A BARNSLEY Council-run children’s home has been deemed to have ‘serious and widespread failures’ - which include locking food items away from the youngsters - according to an Ofsted report.
The home, which hasn’t been named, has been ranked ‘inadequate’ in the latest inspection which occurred in July - and was published earlier this week.
In the previous three inspections the children’s home had been ranked as ‘good’ but the latest report states that ‘welfare is not promoted or safeguarded and the care and experiences of children and young people are poor and they are not making progress’.
The home is registered to provide care for up to five children with emotional and behavioural difficulties and at the time of inspection there were five living at the home.
But there are a number of problems that have been identified with the home - from dirty bedrooms to broken beds.

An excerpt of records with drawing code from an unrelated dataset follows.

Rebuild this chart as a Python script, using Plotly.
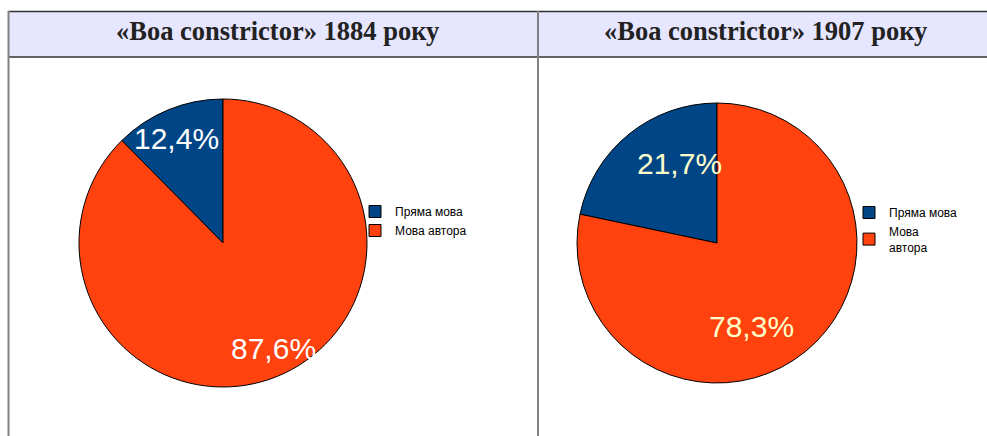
import plotly.graph_objects as go

W, H = 987, 436

# ---- data ----
titles = ["«Boa constrictor» 1884 року", "«Boa constrictor» 1907 року"]
labels_1884 = ["Пряма мова", "Мова автора"]
labels_1907 = ["Пряма мова ", "Мова<br>автора"]
values_1884 = [12.4, 87.6]
values_1907 = [21.7, 78.3]

colors = ["#004586", "#ff420e"]


def px(x):
    return x / W


def py(y):
    return 1 - y / H


def fmt(v):
    return f"{v:.1f}%".replace(".", ",")


def start_rot(vals):
    # first slice ends at 12 o'clock, drawn to its left
    return 360.0 * vals[0] / sum(vals)


fig = go.Figure()

fig.add_trace(go.Pie(
    labels=labels_1884, values=values_1884, sort=False,
    direction="clockwise", rotation=-start_rot(values_1884),
    marker=dict(colors=colors, line=dict(color="#000000", width=1)),
    textinfo="none", hoverinfo="label+percent",
    domain=dict(x=[px(79), px(367)], y=[py(387), py(99)]),
    legend="legend",
))
fig.add_trace(go.Pie(
    labels=labels_1907, values=values_1907, sort=False,
    direction="clockwise", rotation=-start_rot(values_1907),
    marker=dict(colors=colors, line=dict(color="#000000", width=1)),
    textinfo="none", hoverinfo="label+percent",
    domain=dict(x=[px(577), px(857)], y=[py(383), py(103)]),
    legend="legend2",
))

# table-like frame
shapes = [
    dict(type="rect", xref="paper", yref="paper", x0=px(8), x1=1.01, y0=py(57), y1=py(11),
         fillcolor="#e6e6ff", line=dict(width=0), layer="below"),
    dict(type="line", xref="paper", yref="paper", x0=px(8), x1=1.01, y0=py(11.5), y1=py(11.5),
         line=dict(color="#333333", width=1.5)),
    dict(type="line", xref="paper", yref="paper", x0=px(8), x1=1.01, y0=py(57), y1=py(57),
         line=dict(color="#333333", width=1.5)),
    dict(type="line", xref="paper", yref="paper", x0=px(8.5), x1=px(8.5), y0=py(11), y1=py(437),
         line=dict(color="#808080", width=2)),
    dict(type="line", xref="paper", yref="paper", x0=px(538), x1=px(538), y0=py(11), y1=py(437),
         line=dict(color="#808080", width=2)),
]

title_font = dict(family="Liberation Serif", size=26.5, color="#222222")
annotations = [
    dict(text=f"<b>{titles[0]}</b>", x=px(277), y=py(31), xref="paper", yref="paper",
         xanchor="center", yanchor="middle", showarrow=False, font=title_font),
    dict(text=f"<b>{titles[1]}</b>", x=px(765), y=py(31), xref="paper", yref="paper",
         xanchor="center", yanchor="middle", showarrow=False, font=title_font),
    dict(text=fmt(values_1884[0]), x=px(176), y=py(138), xref="paper", yref="paper",
         xanchor="center", yanchor="middle", showarrow=False,
         font=dict(family="Liberation Sans", size=30, color="#ffffff")),
    dict(text=fmt(values_1884[1]), x=px(273), y=py(348), xref="paper", yref="paper",
         xanchor="center", yanchor="middle", showarrow=False,
         font=dict(family="Liberation Sans", size=30, color="#ffffff")),
    dict(text=fmt(values_1907[0]), x=px(679), y=py(163), xref="paper", yref="paper",
         xanchor="center", yanchor="middle", showarrow=False,
         font=dict(family="Liberation Sans", size=30, color="#ffffcc")),
    dict(text=fmt(values_1907[1]), x=px(751), y=py(326), xref="paper", yref="paper",
         xanchor="center", yanchor="middle", showarrow=False,
         font=dict(family="Liberation Sans", size=30, color="#ffffcc")),
]

fig.update_layout(
    width=W, height=H,
    margin=dict(l=0, r=0, t=0, b=0),
    paper_bgcolor="#ffffff", plot_bgcolor="#ffffff",
    shapes=shapes, annotations=annotations,
    showlegend=True,
    legend=dict(x=px(355), y=py(197), xanchor="left", yanchor="top",
                bgcolor="rgba(0,0,0,0)", tracegroupgap=0,
                font=dict(family="Liberation Sans", size=12, color="#000000")),
    legend2=dict(x=px(849), y=py(198), xanchor="left", yanchor="top",
                 bgcolor="rgba(0,0,0,0)", tracegroupgap=0,
                 font=dict(family="Liberation Sans", size=12, color="#000000")),
)

fig.write_html("out.html", config={"displayModeBar": False},
               post_script="document.body.style.margin='0';document.body.style.overflow='hidden';")
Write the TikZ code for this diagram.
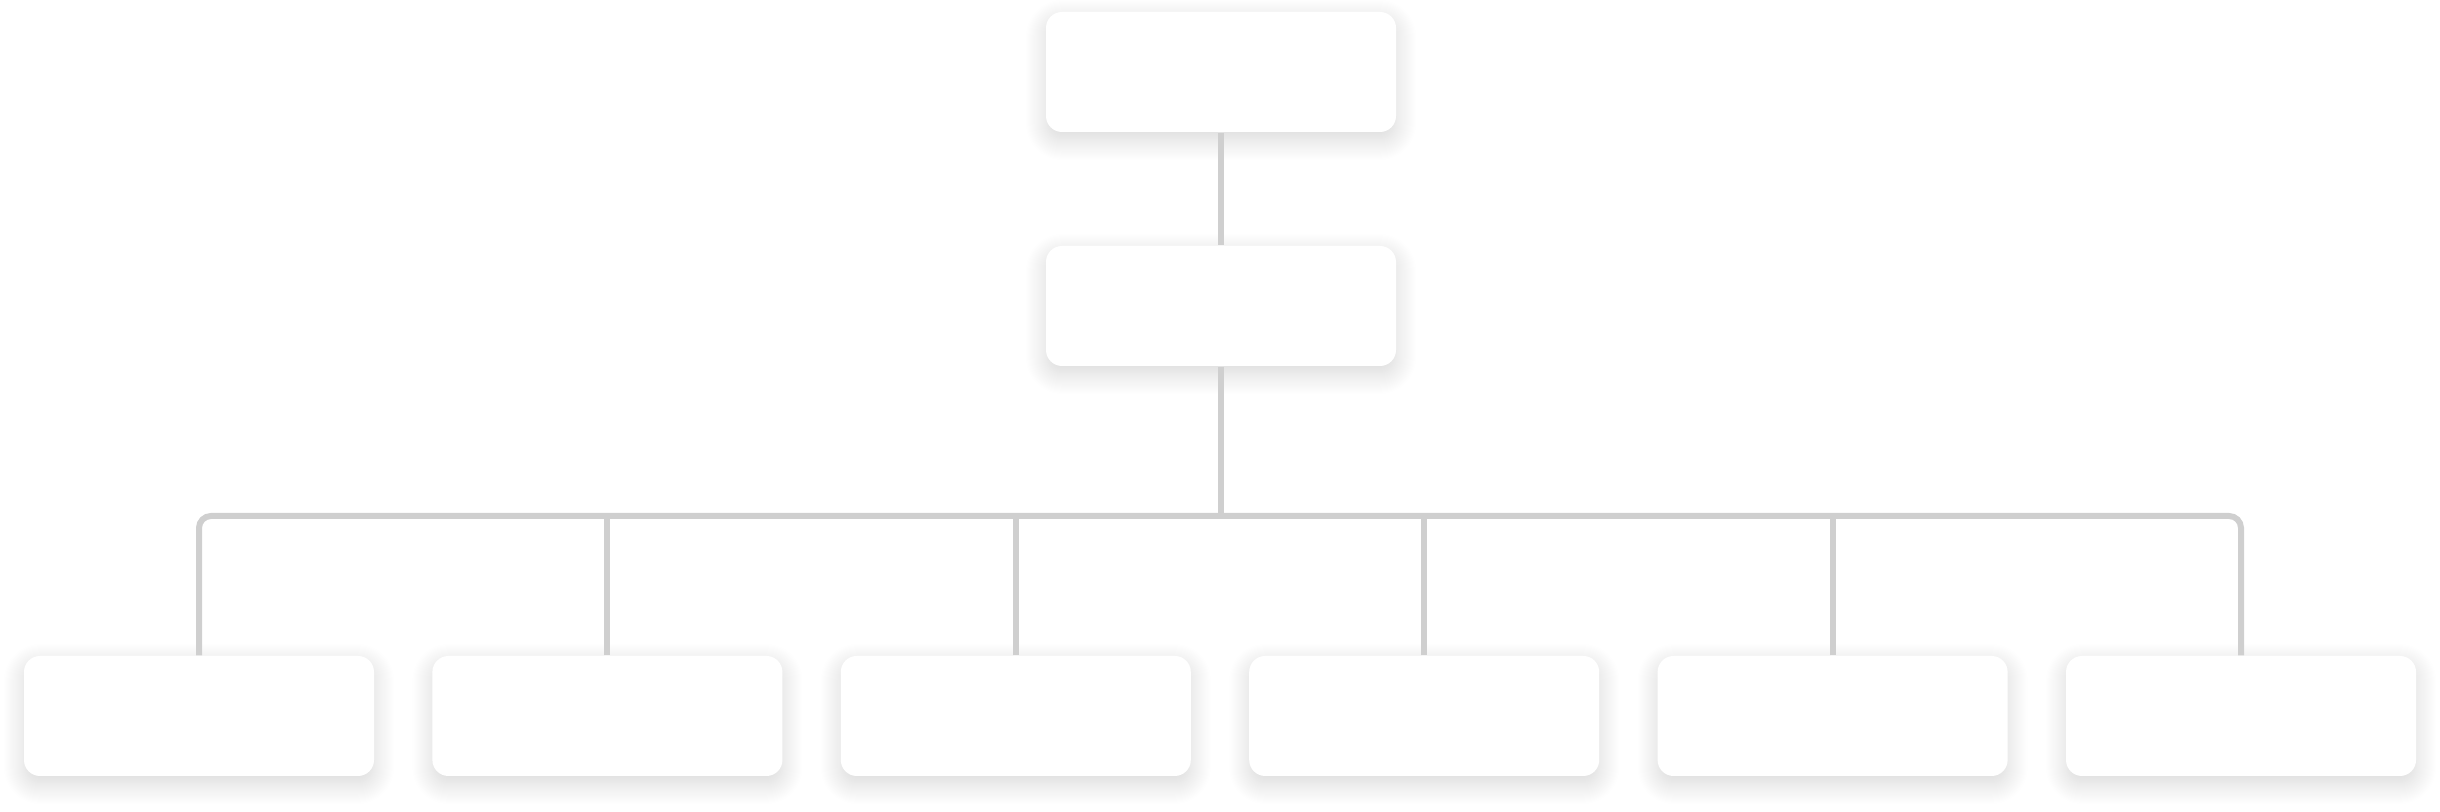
\documentclass[tikz,border=0pt]{standalone}
\usetikzlibrary{shadows.blur}
\definecolor{linkgray}{HTML}{CFCFCF}

\begin{document}
\begin{tikzpicture}[
  card/.style={fill=white, rounded corners=0.16cm, minimum width=3.5cm, minimum height=1.2cm,
    inner sep=0pt, blur shadow={shadow xshift=0pt, shadow yshift=-0.8mm, shadow blur radius=2mm,
    shadow blur steps=20, shadow opacity=16}},
  link/.style={draw=linkgray, line width=0.06cm}
]

\useasboundingbox (0,0) rectangle (24.4,8.12);

% Boxes
\node[card] (root) at (12.21,7.40) {};
\node[card] (mid)  at (12.21,5.06) {};
\foreach \i in {1,...,6}
  \node[card] (leaf\i) at ({1.99+(\i-1)*4.084},0.96) {};

% Bus
\coordinate (bus) at (12.21,2.96);

% Connectors
\draw[link] (root.south) -- (mid.north);
\draw[link] (mid.south) -- (bus);
\draw[link, rounded corners=0.12cm] (leaf1.north) -- (leaf1.north |- bus) -- (leaf6.north |- bus) -- (leaf6.north);
\foreach \i in {2,...,5}
  \draw[link] (leaf\i.north) -- (leaf\i.north |- bus);

\end{tikzpicture}
\end{document}
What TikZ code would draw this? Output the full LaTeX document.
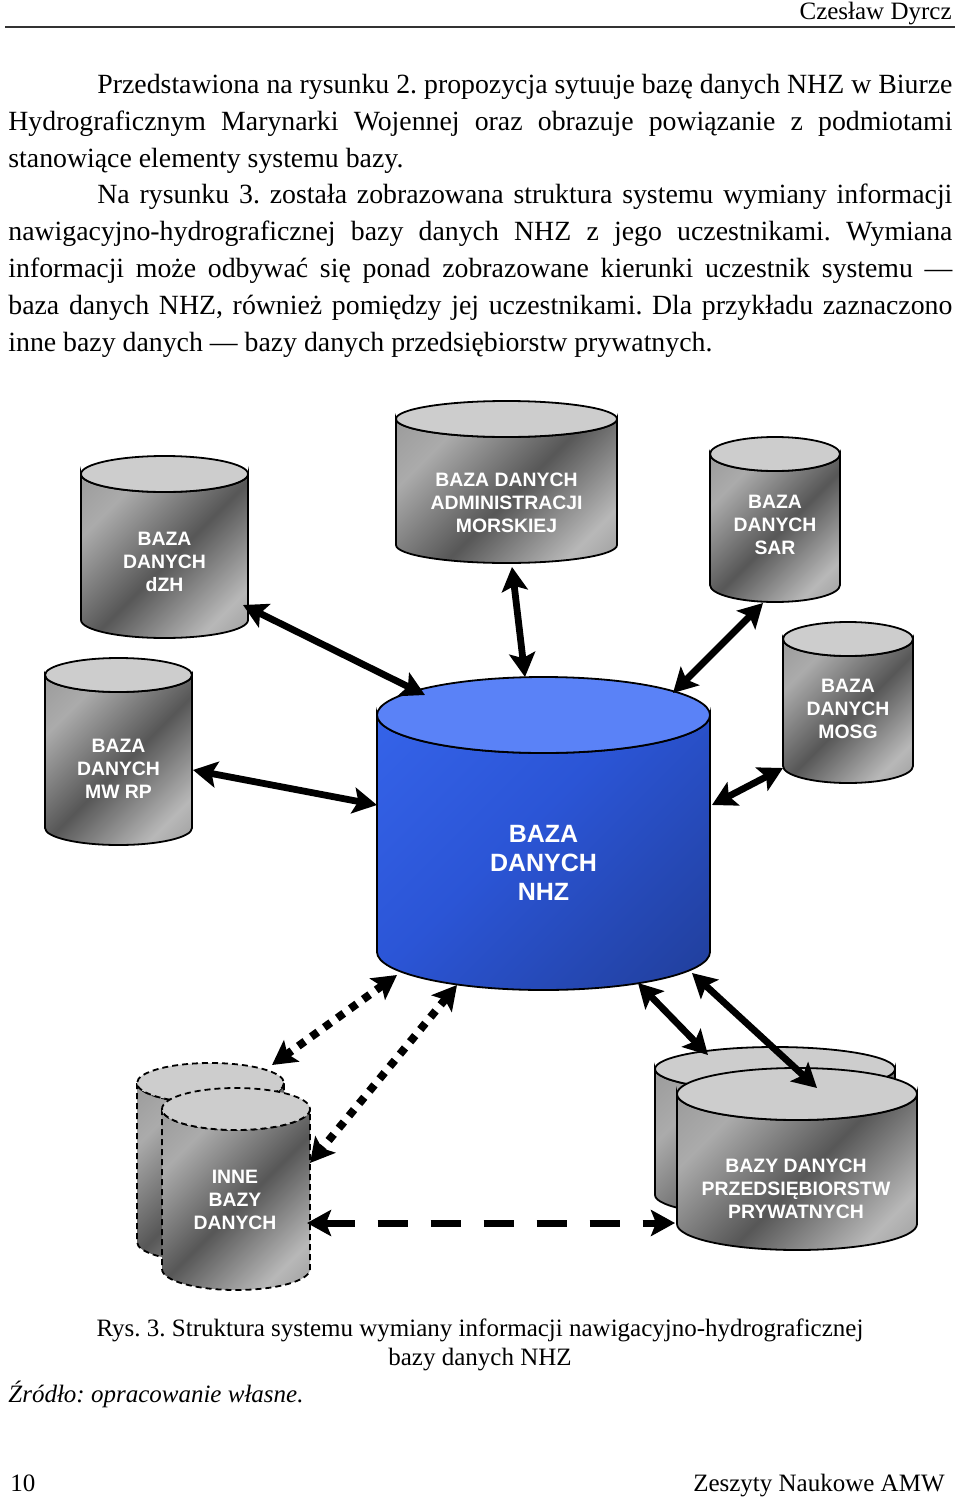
\documentclass[tikz,border=0pt]{standalone}
\usepackage{fontspec}
\setmainfont{Liberation Serif}
\newfontfamily\arialfont{Liberation Sans}
\usetikzlibrary{arrows.meta}
\frenchspacing
\definecolor{m1}{HTML}{8A8A8A}
\definecolor{m2}{HTML}{ABABAB}
\definecolor{m3}{HTML}{575757}
\definecolor{m4}{HTML}{B8B8B8}
\definecolor{m5}{HTML}{7A7A7A}
\definecolor{gtop}{HTML}{CDCDCD}
\definecolor{b1}{HTML}{3A6AF2}
\definecolor{b2}{HTML}{2B55D6}
\definecolor{b3}{HTML}{1D3684}
\definecolor{btop}{HTML}{5A82F7}
\pgfdeclarehorizontalshading{metal}{100bp}{color(0bp)=(m1); color(28bp)=(m2); color(52bp)=(m3); color(75bp)=(m4); color(100bp)=(m5)}
\pgfdeclarehorizontalshading{bluegrad}{100bp}{color(0bp)=(b1); color(45bp)=(b2); color(100bp)=(b3)}
% cylinder: #1 cx, #2 half width, #3 top centre y, #4 bottom centre y, #5 ry, #6 body style, #7 top style
\newcommand\mycyl[7]{%
  \path[#6] (#1-#2,#3) -- (#1-#2,#4) arc[start angle=180,end angle=0,x radius=#2,y radius=#5] -- (#1+#2,#3) arc[start angle=0,end angle=180,x radius=#2,y radius=#5] -- cycle;
  \path[#7] (#1,#3) ellipse [x radius=#2,y radius=#5];}
\begin{document}
\begin{tikzpicture}[x=0.5pt,y=-0.5pt,
  graybody/.style={draw=black,line width=0.9pt,shading=metal,shading angle=-45},
  graytop/.style={draw=black,line width=0.9pt,fill=gtop},
  dgraybody/.style={graybody,dash pattern=on 3pt off 2pt},
  dgraytop/.style={graytop,dash pattern=on 3pt off 2pt},
  bluebody/.style={draw=black,line width=0.9pt,shading=bluegrad,shading angle=-45},
  bluetop/.style={draw=black,line width=0.9pt,fill=btop},
  lab/.style={font=\arialfont\bfseries\fontsize{9.7}{11.6}\selectfont,text=white,align=center,inner sep=0},
  biglab/.style={font=\arialfont\bfseries\fontsize{12.5}{14.5}\selectfont,text=white,align=center,inner sep=0},
  bodytext/.style={font=\fontsize{13.9}{16}\selectfont,anchor=base west,inner sep=0},
  smalltext/.style={font=\fontsize{12.5}{14}\selectfont,inner sep=0},
  tip/.tip={Stealth[length=12pt,width=13pt,inset=2.5pt]},
  biarrow/.style={line width=3.4pt,tip-tip},
  dotarrow/.style={line width=4pt,dash pattern=on 4pt off 4pt,tip-tip},
  dasharrow/.style={line width=3.5pt,dash pattern=on 15pt off 11.5pt,tip-tip}]
\useasboundingbox (0,0) rectangle (960,1498);
\fill[white] (0,0) rectangle (960,1498);

% header
\node[smalltext,anchor=base east] (hdr) at (952,20) {Czesław Dyrcz};
\draw[line width=1pt,black!80] (5,27.5) -- (955,27.5);

% body text
\node[bodytext] (l1) at (97,93.5) {\makebox[427.5pt][s]{Przedstawiona na rysunku 2. propozycja sytuuje bazę danych NHZ w Biurze}};
\node[bodytext] (l2) at (8,130.3) {\makebox[472pt][s]{Hydrograficznym Marynarki Wojennej oraz obrazuje powiązanie z podmiotami}};
\node[bodytext] (l3) at (8,167.1) {stanowiące elementy systemu bazy.};
\node[bodytext] (l4) at (97,203.9) {\makebox[427.5pt][s]{Na rysunku 3. została zobrazowana struktura systemu wymiany informacji}};
\node[bodytext] (l5) at (8,240.7) {\makebox[472pt][s]{nawigacyjno-hydrograficznej bazy danych NHZ z jego uczestnikami. Wymiana}};
\node[bodytext] (l6) at (8,277.5) {\makebox[472pt][s]{informacji może odbywać się ponad zobrazowane kierunki uczestnik systemu —}};
\node[bodytext] (l7) at (8,314.3) {\makebox[472pt][s]{baza danych NHZ, również pomiędzy jej uczestnikami. Dla przykładu zaznaczono}};
\node[bodytext] (l8) at (8,351.1) {inne bazy danych — bazy danych przedsiębiorstw prywatnych.};

% cylinders
\mycyl{164.5}{83.5}{474}{620}{18}{graybody}{graytop}
\node[lab] (dzh) at (164.5,562) {BAZA\\DANYCH\\dZH};
\mycyl{506.5}{110.5}{419}{545}{18}{graybody}{graytop}
\node[lab] (adm) at (506.5,503) {BAZA DANYCH\\ADMINISTRACJI\\MORSKIEJ};
\mycyl{775}{65}{454}{585}{17}{graybody}{graytop}
\node[lab] (sar) at (775,525) {BAZA\\DANYCH\\SAR};
\mycyl{848}{65}{639}{766}{17}{graybody}{graytop}
\node[lab] (mosg) at (848,709) {BAZA\\DANYCH\\MOSG};
\mycyl{118.5}{73.5}{675}{828}{17}{graybody}{graytop}
\node[lab] (mwrp) at (118.5,769) {BAZA\\DANYCH\\MW RP};
\mycyl{543.5}{166.5}{715}{952}{38}{bluebody}{bluetop}
\node[biglab] (nhz) at (543.5,863) {BAZA\\DANYCH\\NHZ};
\mycyl{210.5}{73.5}{1083}{1242}{20}{dgraybody}{dgraytop}
\mycyl{236}{74}{1109}{1269}{21}{dgraybody}{dgraytop}
\node[lab] (inne) at (235,1200) {INNE\\BAZY\\DANYCH};
\mycyl{775}{120}{1069}{1195}{22}{graybody}{graytop}
\mycyl{797}{120}{1094}{1224}{26}{graybody}{graytop}
\node[lab] (prz) at (796,1189) {BAZY DANYCH\\PRZEDSIĘBIORSTW\\PRYWATNYCH};

% connector end points
\coordinate (dzhA) at (243,605);   \coordinate (nhzA) at (425,695);
\coordinate (admA) at (512,567);   \coordinate (nhzB) at (525,677);
\coordinate (sarA) at (763,603);   \coordinate (nhzC) at (673,693);
\coordinate (mosgA) at (783,768);  \coordinate (nhzD) at (712,805);
\coordinate (mwrpA) at (193,770);  \coordinate (nhzE) at (377,805);
\coordinate (nhzF) at (397,975);   \coordinate (inneA) at (272,1065);
\coordinate (nhzG) at (457,985);   \coordinate (inneB) at (310,1163);
\coordinate (nhzH) at (638,983);   \coordinate (przA) at (708,1055);
\coordinate (nhzI) at (692,973);   \coordinate (przB) at (817,1088);
\coordinate (inneC) at (307,1223); \coordinate (przC) at (675,1223);

\draw[biarrow] (dzhA) -- (nhzA);
\draw[biarrow] (admA) -- (nhzB);
\draw[biarrow] (sarA) -- (nhzC);
\draw[biarrow] (mosgA) -- (nhzD);
\draw[biarrow] (mwrpA) -- (nhzE);
\draw[dotarrow] (nhzF) -- (inneA);
\draw[dotarrow] (nhzG) -- (inneB);
\draw[biarrow] (nhzH) -- (przA);
\draw[biarrow] (nhzI) -- (przB);
\draw[dasharrow] (inneC) -- (przC);

% caption and footer
\node[smalltext,anchor=base] (cap1) at (480,1336) {Rys. 3. Struktura systemu wymiany informacji nawigacyjno-hydrograficznej};
\node[smalltext,anchor=base] (cap2) at (480,1365) {bazy danych NHZ};
\node[smalltext,anchor=base west,font=\itshape\fontsize{12.5}{14}\selectfont] (src) at (8,1402) {Źródło: opracowanie własne.};
\node[smalltext,anchor=base west] (pg) at (10,1491) {10};
\node[smalltext,anchor=base east] (ftr) at (945,1491) {Zeszyty Naukowe AMW};
\end{tikzpicture}
\end{document}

An Ofsted report states: “The condition of the home is extremely poor.
“Some areas of the home are unsafe. The children’s bedrooms are dirty, and one bedroom had no furniture other than a bed.
“One child told the inspector that his bed has been broken for over six months.
“The poor condition of the home does not provide children with an environment where they can feel safe, valued or have a sense of belonging.
“The inspector identified that some food items are routinely kept in a locked cabinet in the staff sleeping room. This practice does not promote a homely and loving atmosphere for children.”
Children and young people are also not helped and protected at the home according to the report, and ‘missing from home’ protocols are not up-to-date.
One of the children - who had a history of going missing - didn’t have a protocol in place and two other documents had photos of children on them which were significantly out-of-date.
Staff training has been deemed to be significantly out of date which leaves the children at risk of ‘significant harm’ - and there’s even been occasions where the children have gone missing but staff haven’t been able to find them due to ‘insufficient staff’.
“Staff do not have up to date safeguarding, first aid, behaviour management or fire safety training,” the report added.
“Not all staff have attended medication training. However, on occasions they have been responsible for administering medication.
“Staff reported that they have been unable to access training due to staff shortages. This lack of essential training leaves children at risk of significant harm.
“There have been occasions where there has been insufficient staff to meet the children’s needs.
“For example, when one of the children went missing from the home staff were unable to look for them due to insufficient staff cover.
“This leaves children at risk of harm.”
The home has been given a number of requirements that it needs to comply with by September 24.
Coun Trevor Cave, cabinet spokesperson for children’s services, said: “We accept full responsibility for the OFSTED report of our children’s home.
“While we are disappointed to read the findings in the report, we are wholly committed to rectifying the concerns identified. We’ve already implemented many improvements and have a clear action plan in place.
“This is a home to five young people in our borough, and we want them to have every opportunity to succeed and live a fulfilling life. We will do everything we can to ensure children feel safe and looked after while in our care.
“The children received a letter from the inspector so their views are being heard in making all of the required improvements.
“The improvement plan is progressing with pace and progress, with many of the identified areas for consideration already completed.
“We’re making the necessary repairs to the building, redecorating and refurbishing the children’s rooms in the style that they want and the garden has been made safe.
“Children’s files have been audited and updated, and training is taking place.
“We’ve also set up a school holidays activities programme for the children, aligned with their interests and hobbies.
“Officers will report to the council’s Corporate Parenting Panel on the progress of the improvement plan and future inspection reports.
“We’ll be monitoring improvements closely to make sure the home is a safe, happy and nurturing place to live.”